In Florida it’s illegal for law enforcement to instate a ticket quota (a specific number of tickets officers are required to give out within a given timeframe).
Yet the Florida Highway Patrol (FHP) is in trouble again for doing just that. Lt. Col. Mike Thomas, FHP’s Deputy Director, has been forced into early retirement as of September 1st after sending an email to six high-ranking colleagues encouraging troopers to issue at least two tickets per hour. Specifically, Thomas’ email urged his colleagues:
“to encourage our members to maintain our 2.0 citations per hour ratio as we attempt to provide a safer driving environment for Floridians.”
In an attempt to justify the ticket ratio, Thomas was quoted as saying that it is more of a “want” than a quota, one with the goal of ensuring that troopers are spending less time inside patrol cars, and more time speaking with and educating drivers.

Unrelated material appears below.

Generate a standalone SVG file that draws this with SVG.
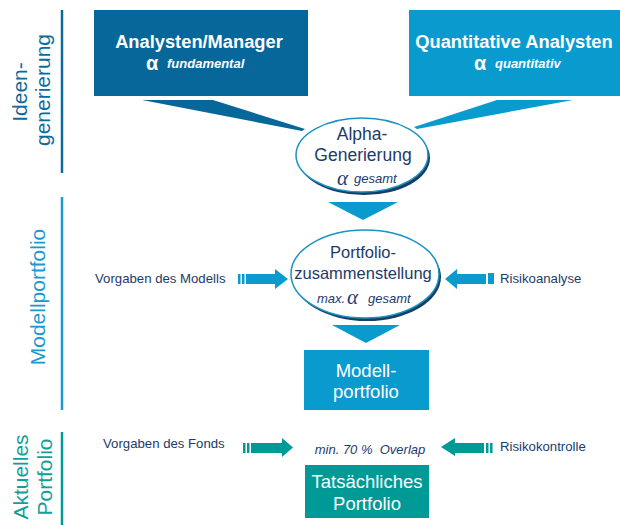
<svg xmlns="http://www.w3.org/2000/svg" width="620" height="525" viewBox="0 0 620 525">
<style>
.sans{font-family:"Liberation Sans",Arial,sans-serif}
.nav{fill:#1d3b6a}
.wt{fill:#ffffff}
.ttl{font-family:"Liberation Sans",Arial,sans-serif;font-weight:bold;font-size:18.3px;fill:#fff;text-anchor:middle}
.sub{font-family:"Liberation Sans",Arial,sans-serif;font-weight:bold;font-style:italic;font-size:13px;fill:#fff}
.alb{font-family:"Liberation Sans",Arial,sans-serif;font-weight:bold;font-size:20px;fill:#fff}
.ali{font-family:"Liberation Serif","Times New Roman",serif;font-style:italic;font-size:21px;fill:#1d3b6a}
.it{font-family:"Liberation Sans",Arial,sans-serif;font-style:italic;font-size:13px;fill:#1d3b6a}
.lbl{font-family:"Liberation Sans",Arial,sans-serif;font-size:13.2px;fill:#1d3b6a}
.side{font-family:"Liberation Sans",Arial,sans-serif;font-size:21px;text-anchor:middle}
.ell{fill:#fff;stroke:#1a92c4;stroke-width:1.5}
.shd{fill:#163f66}
.b1{fill:#07679b}
.b2{fill:#0a9bce}
.tl{fill:#009a96}
</style>

<g id="phase-ideen">
<line x1="62" y1="10" x2="62" y2="173" stroke="#0c6a9c" stroke-width="2.5"/>
<text class="side" fill="#0c6a9c" transform="translate(27,92) rotate(-90)">Ideen-</text>
<text class="side" fill="#0c6a9c" transform="translate(50,90) rotate(-90)">generierung</text>
</g>

<g id="phase-modell">
<line x1="62" y1="197" x2="62" y2="410" stroke="#1a9ad0" stroke-width="2.5"/>
<text class="side" fill="#1a9ad0" transform="translate(45,297) rotate(-90)">Modellportfolio</text>
</g>

<g id="phase-aktuell">
<line x1="62" y1="432" x2="62" y2="525" stroke="#009a96" stroke-width="2.5"/>
<text class="side" fill="#10a09a" transform="translate(28,477) rotate(-90)">Aktuelles</text>
<text class="side" fill="#10a09a" transform="translate(52,477) rotate(-90)">Portfolio</text>
</g>

<g id="connectors">
<polygon class="b1" points="142,100 213,100 305,129 302,131"/>
<polygon class="b2" points="497,100 573,100 417,129 414,127"/>
<polygon class="b2" points="328,202 398,202 363,220"/>
<polygon class="b2" points="332,325 400,325 366,343"/>
<g class="b2">
<rect x="238" y="274" width="2.5" height="10"/>
<rect x="242" y="274" width="2.5" height="10"/>
<rect x="246" y="274" width="30" height="10"/>
<polygon points="275,269 288,279 275,289"/>
</g>
<g class="b2">
<polygon points="457,269 445,279 457,289"/>
<rect x="456" y="274" width="30" height="10"/>
<rect x="488" y="273" width="6" height="11"/>
</g>
<g class="tl">
<rect x="243" y="443" width="2.5" height="10"/>
<rect x="247" y="443" width="2.5" height="10"/>
<rect x="251" y="443" width="32" height="10"/>
<polygon points="282,438 293,447.5 282,457"/>
</g>
<g class="tl">
<polygon points="455,438 441,447 455,456"/>
<rect x="454" y="443" width="30" height="10"/>
<rect x="486" y="443" width="2.5" height="10"/>
<rect x="490" y="443" width="2.5" height="10"/>
</g>
</g>

<g id="analysten-manager">
<rect class="b1" x="94" y="10" width="214" height="86"/>
<text class="ttl" x="199" y="48">Analysten/Manager</text>
<text class="alb" x="146" y="70">α</text>
<text class="sub" x="167" y="68">fundamental</text>
</g>

<g id="quantitative-analysten">
<rect class="b2" x="409" y="10" width="211" height="86"/>
<text class="ttl" x="514" y="48">Quantitative Analysten</text>
<text class="alb" x="474" y="70">α</text>
<text class="sub" x="495" y="68">quantitativ</text>
</g>

<g id="alpha-generierung">
<ellipse class="shd" cx="364" cy="158" rx="66" ry="37"/>
<ellipse class="ell" cx="362" cy="155" rx="66" ry="37"/>
<text class="sans nav" x="362" y="140" font-size="17.5" text-anchor="middle">Alpha-</text>
<text class="sans nav" x="363" y="161" font-size="17.5" text-anchor="middle">Generierung</text>
<text class="ali" x="337" y="185">α</text>
<text class="it" x="354" y="183">gesamt</text>
</g>

<g id="portfolio-zusammenstellung">
<ellipse class="shd" cx="367" cy="277" rx="74" ry="44"/>
<ellipse class="ell" cx="365" cy="274" rx="74" ry="44"/>
<text class="sans nav" x="363" y="258" font-size="16.5" text-anchor="middle">Portfolio-</text>
<text class="sans nav" x="363" y="279" font-size="16.5" text-anchor="middle">zusammenstellung</text>
<text class="it" x="317" y="303">max.</text>
<text class="ali" x="347" y="304">α</text>
<text class="it" x="368" y="303">gesamt</text>
</g>

<g id="modellportfolio">
<rect class="b2" x="304" y="350" width="125" height="60"/>
<text class="sans wt" x="366" y="377" font-size="18.5" text-anchor="middle">Modell-</text>
<text class="sans wt" x="366" y="398" font-size="18.5" text-anchor="middle">portfolio</text>
</g>

<g id="tatsaechliches-portfolio">
<rect class="tl" x="305" y="465" width="124" height="53"/>
<text class="sans wt" x="367" y="488" font-size="18.5" text-anchor="middle">Tatsächliches</text>
<text class="sans wt" x="367" y="510" font-size="18.5" text-anchor="middle">Portfolio</text>
</g>

<g id="labels">
<text class="lbl" x="95" y="283">Vorgaben des Modells</text>
<text class="lbl" x="500" y="283">Risikoanalyse</text>
<text class="lbl" x="103" y="448">Vorgaben des Fonds</text>
<text class="lbl" x="500" y="451">Risikokontrolle</text>
<text class="it" x="370" y="454" text-anchor="middle" xml:space="preserve">min. 70 %  Overlap</text>
</g>
</svg>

But Thomas’ justification is lacking in merit for several reasons. First off, the ratio clearly meets the requirements of a quota. It’s requiring officers to issue a specific number of tickets (2) in a given time frame (1 hour). There is no “want” in this situation, there is an actual quota. Secondly, if the officers were only being asked to speak with or educate more drivers, there would be no need to specify a number of tickets to be given out.
Thomas’ justification is also in stark opposition to the one made by his colleague, Major Mark D. Welch, whose career with the FHP was abruptly ended two weeks prior for sending out an email to troopers regarding the same quota.

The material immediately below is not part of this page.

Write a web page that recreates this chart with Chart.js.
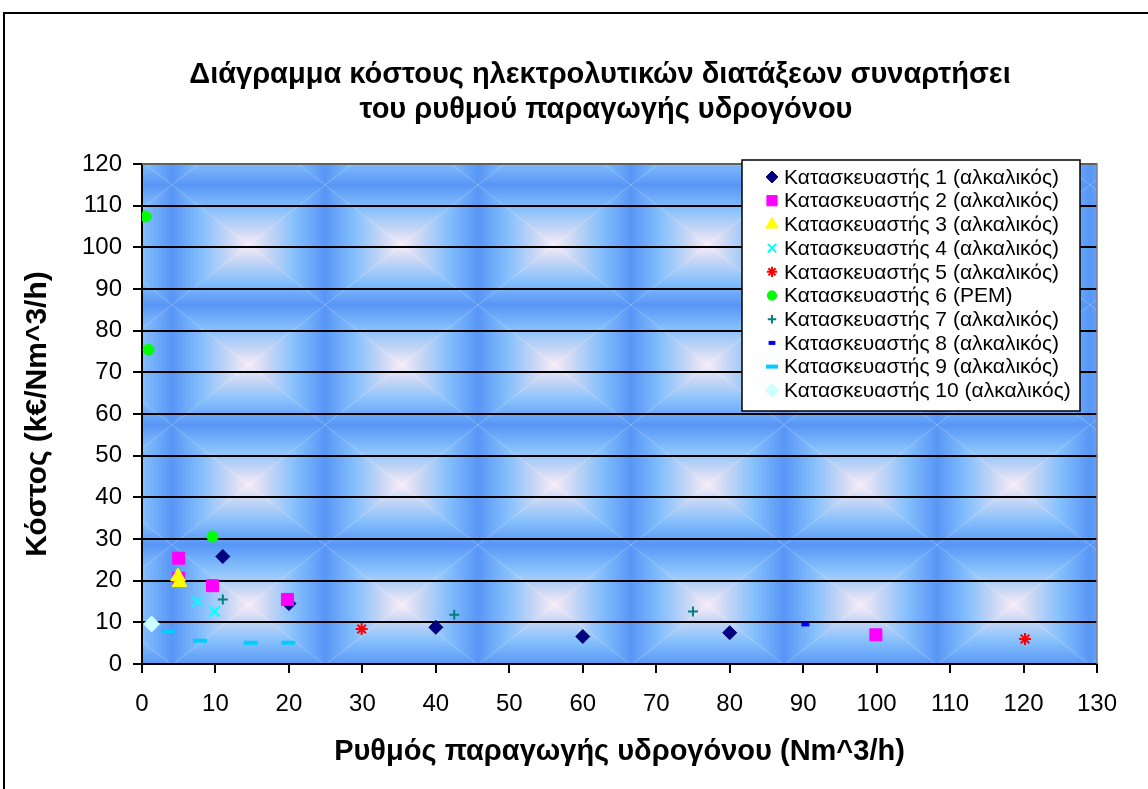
<!DOCTYPE html>
<html>
<head>
<meta charset="utf-8">
<script src="https://cdn.jsdelivr.net/npm/chart.js@4"></script>
<style>
    html, body { margin: 0; padding: 0; background: #fff; }
</style>
</head>
<body>
<canvas id="kostos" width="1148" height="789"></canvas>
<script>
// data: x = Nm^3/h, y = k€/(Nm^3/h)
const names = [
    'Κατασκευαστής 1 (αλκαλικός)',
    'Κατασκευαστής 2 (αλκαλικός)',
    'Κατασκευαστής 3 (αλκαλικός)',
    'Κατασκευαστής 4 (αλκαλικός)',
    'Κατασκευαστής 5 (αλκαλικός)',
    'Κατασκευαστής 6 (PEM)',
    'Κατασκευαστής 7 (αλκαλικός)',
    'Κατασκευαστής 8 (αλκαλικός)',
    'Κατασκευαστής 9 (αλκαλικός)',
    'Κατασκευαστής 10 (αλκαλικός)'
]
const rate1 = [11, 20, 40, 60, 80]
const cost1 = [25.8, 14.5, 8.8, 6.6, 7.5]
const rate2 = [5, 5, 9.6, 19.8, 99.9]
const cost2 = [25.4, 20.6, 18.8, 15.5, 7.0]
const rate3 = [4.9, 5.1]
const cost3 = [21.0, 19.6]
const rate4 = [7.5, 9.9]
const cost4 = [15.0, 12.6]
const rate5 = [29.9, 120.2]
const cost5 = [8.4, 6.0]
const rate6 = [0.5, 0.9, 9.6]
const cost6 = [107.4, 75.4, 30.6]
const rate7 = [11, 42.5, 75]
const cost7 = [15.5, 11.8, 12.6]
const rate8 = [90.3]
const cost8 = [9.5]
const rate9 = [3.6, 7.9, 14.8, 19.9]
const cost9 = [7.9, 5.6, 5.1, 5.1]
const rate10 = [1.3]
const cost10 = [9.6]

const xTicks = [0, 130, 10]
const yTicks = [0, 120, 10]

const rates = [rate1, rate2, rate3, rate4, rate5, rate6, rate7, rate8, rate9, rate10]
const costs = [cost1, cost2, cost3, cost4, cost5, cost6, cost7, cost8, cost9, cost10]

const looks = [
    { color: '#000080', style: 'rectRot', r: 7, bw: 1 },
    { color: '#FF00FF', style: 'rect', r: 8.5, bw: 1 },
    { color: '#FFFF00', style: 'triangle', r: 8.5, bw: 1 },
    { color: '#00FFFF', style: 'crossRot', r: 7, bw: 2 },
    { color: '#FF0000', style: 'star', r: 6, bw: 2 },
    { color: '#00FF00', style: 'circle', r: 5.5, bw: 1 },
    { color: '#008080', style: 'cross', r: 5, bw: 2 },
    { color: '#0000FF', style: 'line', r: 4, bw: 4 },
    { color: '#00CCFF', style: 'line', r: 7, bw: 4 },
    { color: '#CCFFFF', style: 'rectRot', r: 8, bw: 1 }
]

const FONT = '"Liberation Sans", Arial, sans-serif'

// one tile of the blue "pillow" background texture
function makeTile(w, h) {
    const c = document.createElement('canvas')
    c.width = w
    c.height = h
    const g = c.getContext('2d')
    const cx = w / 2, cy = h / 2
    const stops = [[0, '#5896f6'], [0.4, '#86c0fc'], [0.75, '#c9d7f4'], [1, '#f8ecf8']]
    const tris = [
        [[0, 0], [w, 0], 0, 0, 0, cy],
        [[0, h], [w, h], 0, h, 0, cy],
        [[0, 0], [0, h], 0, 0, cx, 0],
        [[w, 0], [w, h], w, 0, cx, 0]
    ]
    tris.forEach(t => {
        const lg = g.createLinearGradient(t[2], t[3], t[4], t[5])
        stops.forEach(s => lg.addColorStop(s[0], s[1]))
        g.fillStyle = lg
        g.beginPath()
        g.moveTo(t[0][0], t[0][1])
        g.lineTo(t[1][0], t[1][1])
        g.lineTo(cx, cy)
        g.closePath()
        g.fill()
    })
    return c
}
const tile = makeTile(153, 120)

const backdrop = {
    id: 'backdrop',
    beforeDraw(chart) {
        const { ctx, chartArea: a } = chart
        ctx.save()
        ctx.fillStyle = '#fff'
        ctx.fillRect(0, 0, chart.width, chart.height)
        // outer frame (left and top visible)
        ctx.strokeStyle = '#000'
        ctx.lineWidth = 2
        ctx.beginPath()
        ctx.moveTo(4, chart.height)
        ctx.lineTo(4, 13)
        ctx.lineTo(chart.width, 13)
        ctx.stroke()
        ctx.beginPath()
        ctx.rect(a.left, a.top, a.right - a.left, a.bottom - a.top)
        ctx.clip()
        for (let x = a.left + 30 - 153; x < a.right; x += 153) {
            for (let y = a.top + 21 - 120; y < a.bottom; y += 120) {
                ctx.drawImage(tile, x, y)
            }
        }
        ctx.restore()
    },
    afterDraw(chart) {
        const { ctx, chartArea: a } = chart
        ctx.save()
        // grey top/right plot edges
        ctx.strokeStyle = '#808080'
        ctx.lineWidth = 1.5
        ctx.beginPath()
        ctx.moveTo(a.left, a.top)
        ctx.lineTo(a.right, a.top)
        ctx.lineTo(a.right, a.bottom)
        ctx.stroke()

        // chart title
        ctx.fillStyle = '#000'
        ctx.font = 'bold 29px ' + FONT
        ctx.textAlign = 'center'
        ctx.textBaseline = 'middle'
        ctx.fillText('Διάγραμμα κόστους ηλεκτρολυτικών διατάξεων συναρτήσει', 600, 75)
        ctx.fillText('του ρυθμού παραγωγής υδρογόνου', 606, 110)

        // legend box inside the plot
        ctx.fillStyle = '#fff'
        ctx.fillRect(742, 160, 338, 251)
        ctx.strokeStyle = '#000'
        ctx.lineWidth = 1.5
        ctx.strokeRect(742, 160, 338, 251)
        ctx.font = '21px ' + FONT
        ctx.textAlign = 'left'
        chart.data.datasets.forEach((ds, i) => {
            const y = 177 + i * 23.7
            ctx.fillStyle = ds.backgroundColor
            ctx.strokeStyle = ds.borderColor
            ctx.lineWidth = ds.borderWidth
            Chart.helpers.drawPoint(ctx, {
                pointStyle: ds.pointStyle,
                rotation: 0,
                radius: ds.pointRadius * 0.85,
                borderWidth: ds.borderWidth
            }, 772, y)
            ctx.fillStyle = '#000'
            ctx.fillText(ds.label, 784, y + 1)
        })
        ctx.restore()
    }
}

const datasets = names.map((name, i) => ({
    label: name,
    data: rates[i].map((x, j) => ({ x: x, y: costs[i][j] })),
    order: names.length - i, // later series drawn on top, as in the original
    pointStyle: looks[i].style,
    pointRadius: looks[i].r,
    pointHoverRadius: looks[i].r,
    backgroundColor: looks[i].color,
    borderColor: looks[i].color,
    borderWidth: looks[i].bw,
    showLine: false
}))

const myChart = new Chart(document.getElementById('kostos'), {
    type: 'scatter',
    data: { datasets: datasets },
    plugins: [backdrop],
    options: {
        responsive: false,
        animation: false,
        devicePixelRatio: 1,
        layout: { padding: { top: 164, right: 51, left: 0, bottom: 0 } },
        plugins: {
            legend: { display: false },
            title: { display: false },
            tooltip: { enabled: false }
        },
        scales: {
            x: {
                type: 'linear',
                min: xTicks[0],
                max: xTicks[1],
                afterFit(scale) { scale.height = 125 },
                ticks: {
                    stepSize: xTicks[2],
                    color: '#000',
                    padding: 17,
                    maxRotation: 0,
                    font: { family: FONT, size: 24 }
                },
                grid: { drawOnChartArea: false, color: '#000', lineWidth: 2, tickLength: 9 },
                border: { color: '#000', width: 2 },
                title: {
                    display: true,
                    text: 'Ρυθμός παραγωγής υδρογόνου (Nm^3/h)',
                    color: '#000',
                    font: { family: FONT, size: 29, weight: 'bold' },
                    padding: { top: 0, bottom: 20 }
                }
            },
            y: {
                type: 'linear',
                min: yTicks[0],
                max: yTicks[1],
                afterFit(scale) { scale.width = 142 },
                ticks: {
                    stepSize: yTicks[2],
                    color: '#000',
                    padding: 11,
                    font: { family: FONT, size: 24 }
                },
                grid: { color: '#000', lineWidth: 2, tickLength: 9 },
                border: { color: '#000', width: 2 },
                title: {
                    display: true,
                    text: 'Κόστος (k€/Nm^3/h)',
                    color: '#000',
                    font: { family: FONT, size: 30, weight: 'bold' },
                    padding: { top: 20, bottom: 0 }
                }
            }
        }
    }
});
</script>
</body>
</html>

In Welch’s email addressing the citations per hour, Welch stated:
“Many times, it is easier to issue a warning opposed to a citation for behaviors observed.
But the only way to try to alter that behavior is by impacting the motorist with the sanctions surrounding a traffic citation.”
Clearly Welch is indicating that issuing tickets is the only way to change a driver’s behavior (hence the reason the FHP was requiring a greater number of citations per hour.) If anything he is discouraging troopers from simply speaking with, or educating drivers.
The other justification given by the FHP is that the quota is an effort to improve highway safety. However the number of tickets issued in a given period of time does not necessarily correlate with safer driving or fewer accidents. And thus far the FHP has not offered any data or statistics that back up their assertion that it does.
What the quota really comes down to is money. Traffic tickets are a multi-billion dollar industry. They bring in lots of revenue for the state, and in this case, that was exactly the goal of the FHP.
Highway patrol officers recently received a 5 percent salary raise, which has also raised overtime rates as well. Their salaries are funded by taxpayer dollars. Welch even references the pay increase directly in the email he sent to troopers telling them they needed to increase the number of citations issued per hour.
Additionally, there are many vacancies on the patrol right now due to the position’s low starting salary of only $38,000 per year. To help fill these vacancies, Governor Rick Scott plans on asking the Legislature to boost the starting salary to $42,000 per year, and you know what that means – more money, more tickets!
Unfortunately for drivers it’s unlikely we will ever see an official end to ticket quotas. But perhaps this situation will teach FHP officials that putting everything in email isn’t necessarily a good idea.